Gli Emirati del Golfo
in cerca di diversificazione

13/07/2015

La Penisola Arabica è sempre stata una delle regioni più povere e desolate del mondo, finchè non iniziò lo sfruttamento dei giacimenti di petrolio, in epoca industriale. Sino ad allora le uniche attività erano state un’agricoltura di sussistenza, un po’ di pastorizia e il commercio alimentato soprattutto dai pellegrinaggi alla Mecca. 

Lungo le coste villaggi di pescatori si erano specializzati nella pesca delle perle e in qualche forma di piccolo commercio oltremare. 

Lo sfruttamento dei giacimenti di petrolio coincise con l’ascesa e lo sviluppo delle tribù che lo possedevano, e quindi con il consolidamento del potere della monarchia Saudita nel 1932. Gli Emirati invece ottennero l’indipendenza dall’Inghilterra, la potenza coloniale che controllava la regione, negli anni fra il 1961 e il 1971.

Con l’enorme aumento del prezzo del petrolio del 1973, i Paesi del Golfo videro crescere vertiginosamente gli introiti. Sul versante politico, dopo la rivoluzione iraniana del 1979 gli stati del Golfo crearono il Consiglio di Cooperazione del Golfo, che appoggiò l’Iraq di Saddam Hussein nella guerra contro l’Iran del 1991, per poi trovarsi di fronte al suo tentativo di annettere il Kuwait. L’attuale disfarsi di Iraq e di Siria, la diffusa guerra civile in tutto il mondo arabo ed i continui tentativi di insurrezione in Bahrein e Yemen hanno portato i governi del Golfo a investire grandi somme in attrezzature, armamenti e soldati per la propria sicurezza.
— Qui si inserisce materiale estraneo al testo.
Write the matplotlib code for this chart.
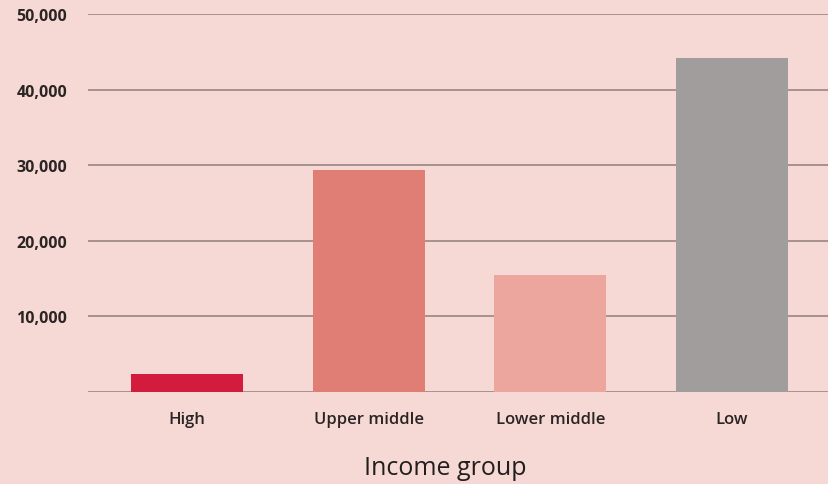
import matplotlib
matplotlib.use("Agg")
import matplotlib.pyplot as plt
from matplotlib.ticker import FuncFormatter

groups = ["High", "Upper middle", "Lower middle", "Low"]
values = [2400, 29300, 15500, 44200]
colors = ["#d21b3d", "#e07e75", "#eca69d", "#a19d9d"]
yticks = [10000, 20000, 30000, 40000, 50000]

bg = "#f6d9d4"
grid_c = "#a08c8a"

plt.rcParams["font.family"] = ["Open Sans", "DejaVu Sans"]

fig = plt.figure(figsize=(8.29, 4.85), dpi=100, facecolor=bg)
ax = fig.add_axes([88 / 829, 92 / 485, 741 / 829, 378 / 485])
ax.set_facecolor(bg)

x = range(len(groups))
ax.bar(x, values, width=0.617, color=colors, zorder=3)

ax.set_ylim(0, 50000)
ax.set_xlim(-0.545, 3.535)
ax.set_yticks(yticks)
ax.yaxis.set_major_formatter(FuncFormatter(lambda v, p: f"{int(v):,}"))
for y in [0] + yticks:
    ax.axhline(y, color=grid_c, lw=1.3, zorder=1)

ax.set_xticks(list(x))
ax.set_xticklabels(groups, fontsize=12, fontweight="semibold", color="#2b2424")
for lbl in ax.get_yticklabels():
    lbl.set_fontsize(11.5)
    lbl.set_fontweight("bold")
    lbl.set_color("#2b2424")
ax.tick_params(axis="both", length=0)
ax.tick_params(axis="y", pad=15)
ax.tick_params(axis="x", pad=14)
for s in ax.spines.values():
    s.set_visible(False)

ax.set_xlabel("Income group", fontsize=18, color="#231e1e")
# label sits a little left of the axes centre in the original
ax.xaxis.set_label_coords(0.482, -0.167)

fig.savefig("out.png", dpi=100, facecolor=bg)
La consapevolezza che non si può contare per sempre sugli introiti petroliferi, e che probabilmente il prezzo del petrolio non tornerà mai più agli alti livelli degli anni ’80 e ’90, spinge i governi a tentar di diversificare le proprie economie. IN un anno il prezzo del petrolio ha perso circa il 50% del suo valore, e non accenna a riprendersi, non soltanto per la stasi economica globale, ma anche per lo sviluppo dell’estrazione dello shale gas, che rende indipendenti dalle importazioni di petrolio vaste aree del globo.

Arabia Saudita, Kuwait ed Emirati Arabi hanno grandi riserve di petrolio, mentre Qatar, Bahrein, Oman e Doha ne hanno poco. Il Qatar nel primo decennio del nuovo secolo ha sviluppato l’estrazione di gas e gli impianti per la sua liquefazione, perciò ora la sua economia è tornata fiorente, le riserve accumulate sono sostanziose. Non così gli altri paesi. Si può vedere nel grafico a lato la grande differenza nell’ammontare delle riserve delle banche centrali dei diversi Paesi del Golfo.

Arabia Saudita e Qatar investono molto all’estero, soprattutto – ma non solo - nella regione circostante. Doha sta investendo nello sviluppo di infrastrutture, ma con soldi presi a prestito dai vicini più ricchi. L’economia del Bahrein dipende largamente dagli aiuti e dai finanziamenti dell’Arabia Saudita. Il Dubai sta cercando di sviluppare alcune manifatture, il turismo e il mercato finanziario, per non dipendere soltanto dal petrolio. Tutti investono necessariamente anche in impianti di desalinizzazione delle acque, poiché hanno un territorio arido e desertico.